## Task goal
Scan the data below for the string "that". Copy every line where it appears.

## Recorded data

========================================

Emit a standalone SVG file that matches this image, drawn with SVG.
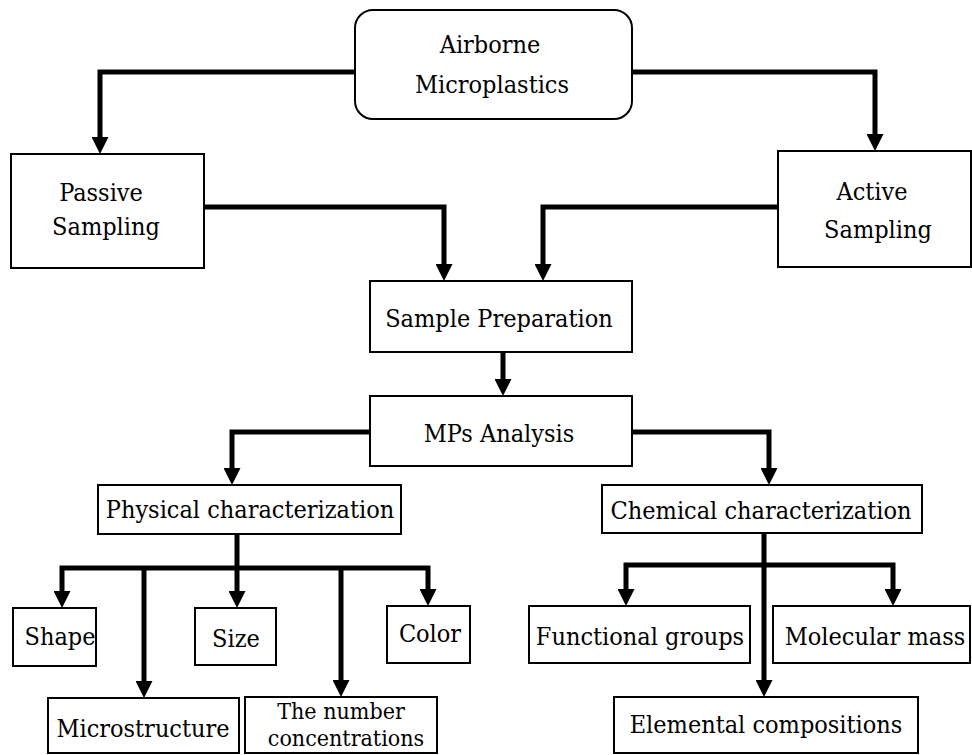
<svg xmlns="http://www.w3.org/2000/svg" width="972" height="755" viewBox="0 0 972 755" font-family="DejaVu Serif Condensed, DejaVu Serif, serif">
<style>
.box{fill:#fff;stroke:#000;stroke-width:2}
.t{font-size:25px;font-stretch:condensed;fill:#000;text-anchor:middle}
.s{font-size:23px}
.c{fill:none;stroke:#000;stroke-width:5;stroke-linejoin:miter;marker-end:url(#ah)}
.n{fill:none;stroke:#000;stroke-width:5}
</style>
<defs>
<marker id="ah" markerUnits="userSpaceOnUse" markerWidth="17" markerHeight="17" viewBox="0 0 17 17" refX="0" refY="8.5" orient="auto">
<path d="M0,0 L17,8.5 L0,17 z" fill="#000"/>
</marker>
</defs>
<rect width="972" height="755" fill="#fff"/>
<g id="connectors">
<path class="c" d="M355,72 H100 V137"/>
<path class="c" d="M632,72 H875 V134"/>
<path class="c" d="M204,207 H444 V264"/>
<path class="c" d="M778,207 H543 V264"/>
<path class="c" d="M503,352 V379"/>
<path class="c" d="M370,432 H232 V468"/>
<path class="c" d="M632,432 H769 V468"/>
<path class="n" d="M237,534 V568"/>
<path class="c" d="M237,568 H62 V591"/>
<path class="c" d="M237,568 H428 V589"/>
<path class="c" d="M237,568 V591"/>
<path class="c" d="M144,568 V681"/>
<path class="c" d="M341,568 V680"/>
<path class="c" d="M764,533 V680"/>
<path class="c" d="M764,565 H626 V589"/>
<path class="c" d="M764,565 H893 V589"/>
</g>
<g id="airborne">
<rect class="box" x="355" y="10" width="277" height="109" rx="18"/>
<text class="t" x="490" y="53">Airborne</text>
<text class="t" x="492" y="93">Microplastics</text>
</g>
<g id="passive">
<rect class="box" x="11" y="154" width="193" height="114"/>
<text class="t" x="101" y="201">Passive</text>
<text class="t" x="106" y="235">Sampling</text>
</g>
<g id="active">
<rect class="box" x="778" y="151" width="193" height="116"/>
<text class="t" x="872" y="200">Active</text>
<text class="t" x="878" y="238">Sampling</text>
</g>
<g id="sample-preparation">
<rect class="box" x="370" y="281" width="262" height="71"/>
<text class="t" x="499" y="327">Sample Preparation</text>
</g>
<g id="mps-analysis">
<rect class="box" x="370" y="396" width="262" height="70"/>
<text class="t" x="499" y="442">MPs Analysis</text>
</g>
<g id="physical">
<rect class="box" x="98" y="485" width="303" height="49"/>
<text class="t" x="250" y="518">Physical characterization</text>
</g>
<g id="chemical">
<rect class="box" x="602" y="485" width="320" height="48"/>
<text class="t" x="761" y="519">Chemical characterization</text>
</g>
<g id="shape">
<rect class="box" x="13" y="608" width="83" height="58"/>
<text class="t" x="60" y="645">Shape</text>
</g>
<g id="size">
<rect class="box" x="195" y="608" width="81" height="57"/>
<text class="t" x="236" y="647">Size</text>
</g>
<g id="color">
<rect class="box" x="387" y="606" width="83" height="57"/>
<text class="t" x="430" y="642">Color</text>
</g>
<g id="microstructure">
<rect class="box" x="48" y="698" width="191" height="55"/>
<text class="t" x="143" y="737">Microstructure</text>
</g>
<g id="number-concentrations">
<rect class="box" x="245" y="697" width="192" height="56"/>
<text class="t s" x="341" y="719">The number</text>
<text class="t s" x="346" y="746">concentrations</text>
</g>
<g id="functional-groups">
<rect class="box" x="529" y="606" width="221" height="57"/>
<text class="t" x="640" y="645">Functional groups</text>
</g>
<g id="molecular-mass">
<rect class="box" x="773" y="606" width="197" height="57"/>
<text class="t" x="875" y="645">Molecular mass</text>
</g>
<g id="elemental-compositions">
<rect class="box" x="614" y="697" width="304" height="56"/>
<text class="t" x="766" y="733">Elemental compositions</text>
</g>
</svg>
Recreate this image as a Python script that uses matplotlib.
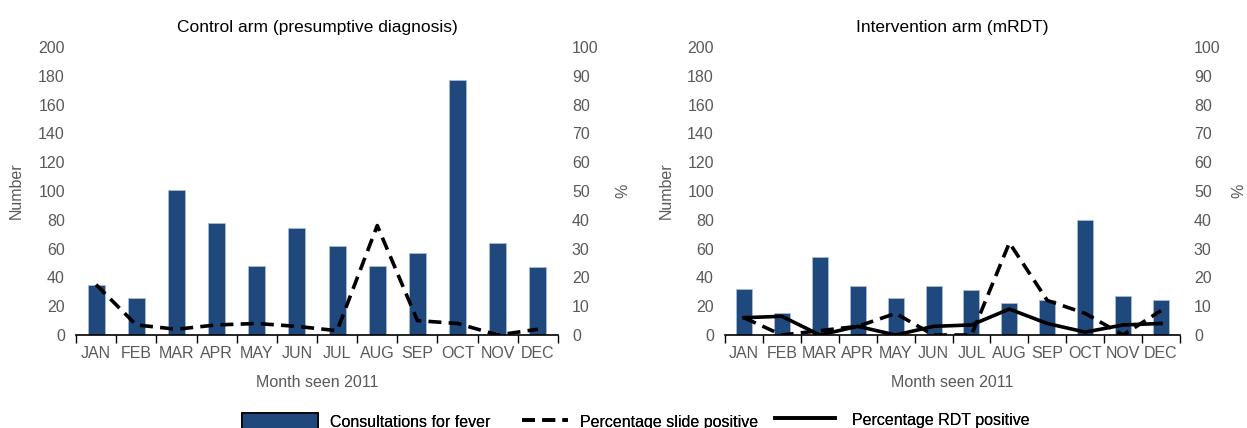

========================================

## Solution to this problem
Emit a standalone SVG file that matches this image, drawn with SVG.
Recreate this image as a Python script that uses matplotlib.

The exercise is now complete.